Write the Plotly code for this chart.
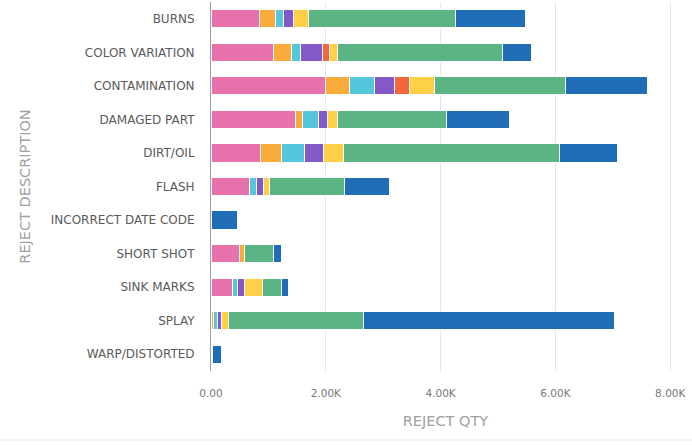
import plotly.graph_objects as go

categories = ["BURNS", "COLOR VARIATION", "CONTAMINATION", "DAMAGED PART", "DIRT/OIL",
              "FLASH", "INCORRECT DATE CODE", "SHORT SHOT", "SINK MARKS", "SPLAY",
              "WARP/DISTORTED"]

series_names = ["Series 1", "Series 2", "Series 3", "Series 4",
                "Series 5", "Series 6", "Series 7", "Series 8"]

s1 = [850, 1080, 1990, 1480, 860, 670, 0, 500, 370, 0, 0]
s2 = [280, 320, 420, 110, 360, 0, 0, 80, 0, 35, 30]
s3 = [140, 165, 435, 275, 405, 130, 0, 0, 90, 85, 0]
s4 = [175, 385, 350, 165, 335, 115, 0, 0, 130, 70, 0]
s5 = [0, 120, 265, 0, 0, 0, 0, 0, 0, 0, 0]
s6 = [245, 140, 425, 175, 350, 105, 0, 0, 315, 115, 0]
s7 = [2575, 2870, 2290, 1900, 3755, 1305, 0, 500, 325, 2355, 0]
s8 = [1215, 505, 1425, 1095, 1010, 790, 460, 150, 125, 4375, 145]

tick_vals = [0, 2000, 4000, 6000, 8000]
tick_text = ["0.00", "2.00K", "4.00K", "6.00K", "8.00K"]

colors = ["#E873AC", "#F9AB3C", "#55C7DC", "#8259C7", "#F2663A", "#FDD048", "#5BB483", "#1F6DB7"]

fig = go.Figure()
for name, vals, col in zip(series_names, [s1, s2, s3, s4, s5, s6, s7, s8], colors):
    fig.add_trace(go.Bar(
        y=categories, x=vals, name=name, orientation="h",
        marker=dict(color=col, line=dict(color="white", width=1)),
    ))

fig.update_layout(
    barmode="stack",
    bargap=0.46,
    width=692, height=445,
    margin=dict(l=211, r=12, t=2, b=74, autoexpand=False),
    paper_bgcolor="white", plot_bgcolor="white",
    showlegend=False,
    font=dict(family="DejaVu Sans, sans-serif", color="#555"),
    xaxis=dict(
        range=[0, 8170],
        tickvals=tick_vals, ticktext=tick_text,
        tickfont=dict(size=10.5, color="#777"),
        showgrid=True, gridcolor="#e6e6e6", gridwidth=1,
        zeroline=False, showline=False,
        ticks="", ticklabelstandoff=14,
        title=dict(text="REJECT QTY", font=dict(size=14.5, color="#a0a0a0"), standoff=18),
        automargin=False,
    ),
    yaxis=dict(
        autorange="reversed",
        tickfont=dict(size=12, color="#5a5a5a"),
        showline=True, linecolor="#a0a0a0", linewidth=1,
        showgrid=False, zeroline=False,
        ticks="", ticklabelstandoff=13,
        title=dict(text="REJECT DESCRIPTION", font=dict(size=14.5, color="#a0a0a0"), standoff=16),
        automargin=False,
    ),
    shapes=[dict(type="line", xref="paper", yref="paper",
                 x0=-0.45, x1=1.03, y0=-0.187, y1=-0.187,
                 line=dict(color="#e6e6e6", width=1))],
)

fig.write_html("out.html", config={"displayModeBar": False},
               post_script="document.body.style.margin='0';document.body.style.overflow='hidden';")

· · · · · · ·

Description of the task —
All of the data above should be transcribed verbatim, with pictures omitted.

Exercise solution —
Write the Plotly code for this chart.
import plotly.graph_objects as go

categories = ["BURNS", "COLOR VARIATION", "CONTAMINATION", "DAMAGED PART", "DIRT/OIL",
              "FLASH", "INCORRECT DATE CODE", "SHORT SHOT", "SINK MARKS", "SPLAY",
              "WARP/DISTORTED"]

series_names = ["Series 1", "Series 2", "Series 3", "Series 4",
                "Series 5", "Series 6", "Series 7", "Series 8"]

s1 = [850, 1080, 1990, 1480, 860, 670, 0, 500, 370, 0, 0]
s2 = [280, 320, 420, 110, 360, 0, 0, 80, 0, 35, 30]
s3 = [140, 165, 435, 275, 405, 130, 0, 0, 90, 85, 0]
s4 = [175, 385, 350, 165, 335, 115, 0, 0, 130, 70, 0]
s5 = [0, 120, 265, 0, 0, 0, 0, 0, 0, 0, 0]
s6 = [245, 140, 425, 175, 350, 105, 0, 0, 315, 115, 0]
s7 = [2575, 2870, 2290, 1900, 3755, 1305, 0, 500, 325, 2355, 0]
s8 = [1215, 505, 1425, 1095, 1010, 790, 460, 150, 125, 4375, 145]

tick_vals = [0, 2000, 4000, 6000, 8000]
tick_text = ["0.00", "2.00K", "4.00K", "6.00K", "8.00K"]

colors = ["#E873AC", "#F9AB3C", "#55C7DC", "#8259C7", "#F2663A", "#FDD048", "#5BB483", "#1F6DB7"]

fig = go.Figure()
for name, vals, col in zip(series_names, [s1, s2, s3, s4, s5, s6, s7, s8], colors):
    fig.add_trace(go.Bar(
        y=categories, x=vals, name=name, orientation="h",
        marker=dict(color=col, line=dict(color="white", width=1)),
    ))

fig.update_layout(
    barmode="stack",
    bargap=0.46,
    width=692, height=445,
    margin=dict(l=211, r=12, t=2, b=74, autoexpand=False),
    paper_bgcolor="white", plot_bgcolor="white",
    showlegend=False,
    font=dict(family="DejaVu Sans, sans-serif", color="#555"),
    xaxis=dict(
        range=[0, 8170],
        tickvals=tick_vals, ticktext=tick_text,
        tickfont=dict(size=10.5, color="#777"),
        showgrid=True, gridcolor="#e6e6e6", gridwidth=1,
        zeroline=False, showline=False,
        ticks="", ticklabelstandoff=14,
        title=dict(text="REJECT QTY", font=dict(size=14.5, color="#a0a0a0"), standoff=18),
        automargin=False,
    ),
    yaxis=dict(
        autorange="reversed",
        tickfont=dict(size=12, color="#5a5a5a"),
        showline=True, linecolor="#a0a0a0", linewidth=1,
        showgrid=False, zeroline=False,
        ticks="", ticklabelstandoff=13,
        title=dict(text="REJECT DESCRIPTION", font=dict(size=14.5, color="#a0a0a0"), standoff=16),
        automargin=False,
    ),
    shapes=[dict(type="line", xref="paper", yref="paper",
                 x0=-0.45, x1=1.03, y0=-0.187, y1=-0.187,
                 line=dict(color="#e6e6e6", width=1))],
)

fig.write_html("out.html", config={"displayModeBar": False},
               post_script="document.body.style.margin='0';document.body.style.overflow='hidden';")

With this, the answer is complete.